Laying the foundation for CRISPR array design, we have been developing a tool to predict targeting activity based on the guide RNA sequence. While many such tools exist, few have focused on using CRISPR to silence genes in bacteria. We applied machine learning with published datasets to devise an algorithm for predicting “good” guide sequences and “bad” guide sequences. We also explored how to make CRISPR arrays used by Cas9 more compact, finding that arrays can be shortened. In some cases, shortening the array even improved performance.

Finally, we have been advancing a simple system for characterizing CRISPR biology and technologies: cell-free transcription-translation (TXTL). TXTL can be created with specially prepared innards of bacterial cells, allowing us to go from DNA to RNA to protein without working with live cells or going through time-consuming protein and RNA purifications. Using.
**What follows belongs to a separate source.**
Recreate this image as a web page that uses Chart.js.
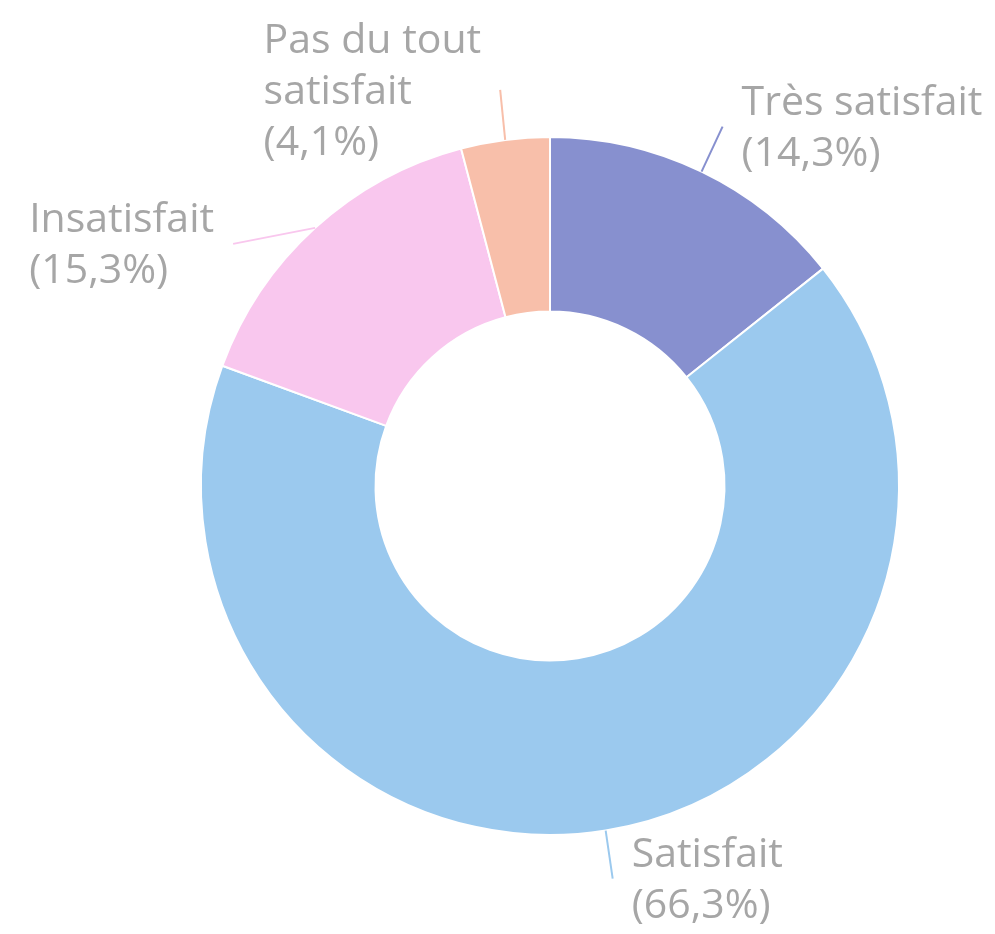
<!DOCTYPE html>
<html>
<head>
<meta charset="utf-8">
<script src="https://cdn.jsdelivr.net/npm/chart.js@4"></script>
<style>
  html, body { margin: 0; padding: 0; background: #fff; }
  #wrap { width: 995px; height: 934px; }
</style>
</head>
<body>
<div id="wrap"><canvas id="satisfactionChart" width="995" height="934"></canvas></div>
<script>
const labels = ["Très satisfait", "Satisfait", "Insatisfait", "Pas du tout satisfait"];
const labelLines = [["Très satisfait"], ["Satisfait"], ["Insatisfait"], ["Pas du tout", "satisfait"]];
const percentages = [14.3, 66.3, 15.3, 4.1];
const colors = ["#8790cf", "#9bc9ee", "#f9c7ee", "#f8bfaa"];

// leader line vectors from the outer edge of each slice
const leaders = [[21, -45], [7, 48], [-82, 16], [-5, -50]];

const labelPlugin = {
    id: "outsideLabels",
    afterDraw(chart) {
        const ctx = chart.ctx;
        const meta = chart.getDatasetMeta(0);
        ctx.save();
        ctx.font = "41px 'Open Sans'";
        ctx.textBaseline = "middle";
        meta.data.forEach((arc, i) => {
            const { x, y, startAngle, endAngle, outerRadius } = arc.getProps(["x", "y", "startAngle", "endAngle", "outerRadius"], true);
            const mid = (startAngle + endAngle) / 2;
            const sx = x + Math.cos(mid) * outerRadius;
            const sy = y + Math.sin(mid) * outerRadius;
            const ex = sx + leaders[i][0];
            const ey = sy + leaders[i][1];

            ctx.strokeStyle = colors[i];
            ctx.lineWidth = 2;
            ctx.beginPath();
            ctx.moveTo(sx, sy);
            ctx.lineTo(ex, ey);
            ctx.stroke();

            const lines = labelLines[i].concat(["(" + percentages[i].toFixed(1).replace(".", ",") + "%)"]);
            const lineHeight = 51;
            const widest = Math.max(...lines.map(l => ctx.measureText(l).width));
            const left = ex >= x ? ex + 19 : ex - 19 - widest;
            const top = ey + 2 - (lines.length - 1) * lineHeight / 2;
            ctx.fillStyle = "#a6a6a6";
            ctx.textAlign = "left";
            lines.forEach((l, j) => ctx.fillText(l, left, top + j * lineHeight));
        });
        ctx.restore();
    }
};

new Chart(document.getElementById("satisfactionChart"), {
    type: "doughnut",
    data: {
        labels: labels,
        datasets: [{
            data: percentages,
            backgroundColor: colors,
            borderColor: "#ffffff",
            borderWidth: 2
        }]
    },
    options: {
        responsive: false,
        animation: false,
        cutout: "50%",
        layout: { padding: { left: 200, right: 95, top: 136, bottom: 98 } },
        plugins: {
            legend: { display: false },
            tooltip: { enabled: false }
        }
    },
    plugins: [labelPlugin]
});
</script>
</body>
</html>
TXTL, we were able to establish new approaches for characterizing CRISPR-Cas systems involving multiple components. We also found that re-optimizing TXTL preparation allowed us to begin using linear DNA. This step makes it easier to go from designed DNA sequence to experimental testing, accelerating our ability to perform experiments.
The work to-date has been replete with efforts to push the state of the art, and we have plans for the next half of the Consolidator project.

The work on the leader upstream of CRISPR arrays opened new opportunities to explore how this region impacts other CRISPR-Cas systems. We expect this phenomenon to extend to more swaths of CRISPR biology while revealing new variations on the theme. We also expect to incorporate the leader as part of CRISPR array design that has not been considered.

The work on Cas12a2 nucleases will next explore the natural diversity of these nucleases. Their diversity appears to be far greater than we initially reported, and we expect to reveal new biochemical properties that could expand the application space of these nucleases. These nucleases also co-occur with Cas12a nucleases next to individual CRISPR arrays, where we expect to uncover how these nucleases utilize individual arrays to combat targeted invaders. We will also begin exploring in vitro and cellular applications of these nucleases, such as their use for molecular diagnostics.

Building on our ability to predict “good” guides and create compact CRISPR arrays, we will continue working toward the predictive design of CRISPR arrays. Our expectation is that we will create design tools that account for not only the guide sequence but also where it appears in a CRISPR array. We will also apply these arrays to disentangle redundancy in small RNA networks in bacteria, with the expectation of identifying core sets of small RNAs that contribute to different cellular processes. This example will become a starting point for others to interrogate biological redundancy and extract fundamental principles.

We also will delve into the stability of CRISPR arrays. Our expectation is that we will identify cellular factors responsible for their stability, where such factors can be expressed in other organisms to boost the overall performance of CRISPR arrays.

Finally, we will continue applying TXTL to interrogate CRISPR arrays and other aspects of CRISPR biology. Its use will aid many of the experimental efforts described above. Our expectation is that TXTL will become more commonly used by the research community to accelerate the pace of scientific discovery.